Technology, by itself, has proved inadequate, and those who thought they could progress merely by importing machinery have often been frustrated. Machines demand changes of habit and organization, and when these do not occur, technology is wasted. Machinery without maintenance, production without marketing, industry without skilled management, are costly. Experience has shown again and again that monumental projects are not necessarily useful projects. But the unspectacular—the care of equipment, the teaching of skills, the careful nurturing of land—is often of inestimable value.

In sum, it has been shown that economic development requires more than machines, more than money. It does not only require the building of great power plants and ports and roads.

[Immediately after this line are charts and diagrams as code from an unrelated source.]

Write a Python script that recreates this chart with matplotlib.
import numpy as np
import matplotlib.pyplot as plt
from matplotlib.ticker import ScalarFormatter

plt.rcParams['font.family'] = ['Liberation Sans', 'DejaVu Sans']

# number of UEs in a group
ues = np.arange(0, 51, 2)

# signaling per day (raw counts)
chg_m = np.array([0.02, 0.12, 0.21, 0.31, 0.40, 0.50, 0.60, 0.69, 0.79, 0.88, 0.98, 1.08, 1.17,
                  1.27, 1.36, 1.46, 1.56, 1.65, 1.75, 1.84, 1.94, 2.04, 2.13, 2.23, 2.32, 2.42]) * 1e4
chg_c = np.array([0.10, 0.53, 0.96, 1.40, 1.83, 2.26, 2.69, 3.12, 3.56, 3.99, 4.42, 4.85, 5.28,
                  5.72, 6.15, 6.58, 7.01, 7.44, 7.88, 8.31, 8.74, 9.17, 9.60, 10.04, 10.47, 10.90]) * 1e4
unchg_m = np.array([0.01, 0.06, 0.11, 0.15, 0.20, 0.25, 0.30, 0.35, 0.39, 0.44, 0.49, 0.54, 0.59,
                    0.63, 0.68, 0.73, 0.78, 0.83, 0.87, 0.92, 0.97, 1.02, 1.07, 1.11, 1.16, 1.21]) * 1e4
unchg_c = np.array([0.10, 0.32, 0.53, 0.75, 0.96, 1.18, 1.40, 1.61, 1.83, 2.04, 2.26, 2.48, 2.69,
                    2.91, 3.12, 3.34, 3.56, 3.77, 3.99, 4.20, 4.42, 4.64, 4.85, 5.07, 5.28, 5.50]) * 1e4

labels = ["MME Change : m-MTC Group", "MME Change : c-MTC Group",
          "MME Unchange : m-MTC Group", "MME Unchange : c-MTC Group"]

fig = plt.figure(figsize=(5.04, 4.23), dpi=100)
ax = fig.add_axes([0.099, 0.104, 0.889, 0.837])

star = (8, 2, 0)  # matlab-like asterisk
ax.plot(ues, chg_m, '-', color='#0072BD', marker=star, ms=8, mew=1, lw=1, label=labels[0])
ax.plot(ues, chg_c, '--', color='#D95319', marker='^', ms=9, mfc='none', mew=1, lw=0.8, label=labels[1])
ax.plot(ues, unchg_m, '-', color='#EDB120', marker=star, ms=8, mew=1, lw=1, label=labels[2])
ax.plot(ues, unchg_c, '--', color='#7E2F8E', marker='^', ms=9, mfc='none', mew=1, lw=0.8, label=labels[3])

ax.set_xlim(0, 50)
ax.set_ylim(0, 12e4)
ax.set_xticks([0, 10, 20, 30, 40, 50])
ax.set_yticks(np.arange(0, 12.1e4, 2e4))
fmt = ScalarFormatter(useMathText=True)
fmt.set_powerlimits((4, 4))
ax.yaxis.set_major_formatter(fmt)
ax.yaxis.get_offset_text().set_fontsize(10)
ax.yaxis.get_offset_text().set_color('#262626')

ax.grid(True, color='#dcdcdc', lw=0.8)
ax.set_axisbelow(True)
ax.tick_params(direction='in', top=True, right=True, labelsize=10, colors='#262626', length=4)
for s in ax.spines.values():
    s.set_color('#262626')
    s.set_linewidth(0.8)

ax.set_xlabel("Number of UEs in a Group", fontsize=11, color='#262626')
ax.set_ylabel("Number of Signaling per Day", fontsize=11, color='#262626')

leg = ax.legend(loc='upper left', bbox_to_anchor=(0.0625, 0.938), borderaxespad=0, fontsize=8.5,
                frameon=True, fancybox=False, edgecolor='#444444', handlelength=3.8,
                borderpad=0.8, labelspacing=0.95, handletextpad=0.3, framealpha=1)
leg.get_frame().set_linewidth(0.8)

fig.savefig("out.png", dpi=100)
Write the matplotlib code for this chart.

It has to be an awakening in the minds of millions of people, in all walks and conditions of life—an awakening that will move people to work more effectively for tomorrow's rewards.

The trials and the errors of the decade were countless, and some of them were costly. But they produced great results. Ten years after the war, many countries have gained a momentum that is likely to go on increasing. Throughout most of the world, in the race between population and production, production is drawing ahead; living standards are on the rise.

The Bank itself has been one of the many participants in the development effort of the decade. It has affected, and been affected by, that effort; it has been driven, and has driven itself, to a variety of activity not imagined by it founders. As an international organization, it is privileged to have an unusually wide opportunity to gain experience in the world; it also has the opportunity to apply that experience in a practical and effective way to the problems of a world membership. The Bank starts its tenth year with a sense of much learned and much done, but with a full realization that there is much more yet to learn and much more yet to do.